Tessa Shaw is on a mission to help people build lives that function and feel good. With a background in human-centered design and habit formation, she shares systems that simplify daily decision-making, lighten mental load, and honor real-life energy levels. Think practical, gentle structure for messy modern living.

Guide: How to Plan a Weekly Menu

Guide: How to Plan a Weekly Menu

Difficulty: Easy Time Required: 30–45 minutes weekly for planning

Weekly menu planning eliminates daily stress about what to eat, prevents expensive last-minute takeout, and ensures you buy only what you'll actually use. Instead of standing in front of the fridge at 7pm wondering what's for dinner, you'll know exactly what you're making and have all ingredients ready.

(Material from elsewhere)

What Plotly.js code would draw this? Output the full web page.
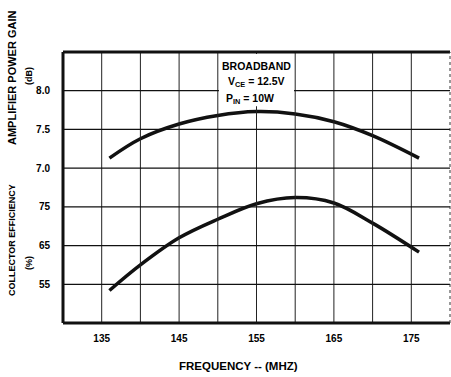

This guide teaches you to create realistic weekly menus that fit your schedule, budget, and cooking skill level.

What You'll Need

Materials

  • Paper and pen or digital notes app
  • Your weekly schedule/calendar
  • Recipe collection (bookmarked websites, apps, or cookbooks)
  • Previous grocery receipts (optional, for budget reference)

Prerequisites

  • Knowledge of your weekly schedule and commitments
  • Basic understanding of meals you know how to cook
  • 30–45 minutes of planning time, ideally on the same day each week
  • Willingness to keep first plans simple (3–5 ingredients per meal)

Step-by-Step Instructions

Step 1: Choose your planning day and time

Pick the same day and time each week for meal planning—typically Friday, Saturday, or Sunday before your weekly grocery shop. Set a recurring calendar reminder for this time. Consistency turns meal planning into an automatic habit. Most people plan Saturday morning or Sunday afternoon, then shop later the same day.

Step 2: Review your weekly schedule for eating patterns

Look at your calendar for the coming week and note which nights you'll be home for dinner, which nights you'll eat out, and which nights you'll need quick 20-minute meals versus having time for 45-minute cooking. Mark busy nights (late work, activities) and relaxed nights (free evenings). Your meal plan must match your actual schedule, not an ideal schedule.

Step 3: Start with your anchor meals

List meals you already know how to cook and eat regularly—these are your "anchor meals." Examples: spaghetti with meat sauce, tacos, stir-fry, grilled cheese and soup, scrambled eggs and toast, chicken and rice. You need 5–7 anchor meals you can make without recipes. These form your base menu and prevent planning stress.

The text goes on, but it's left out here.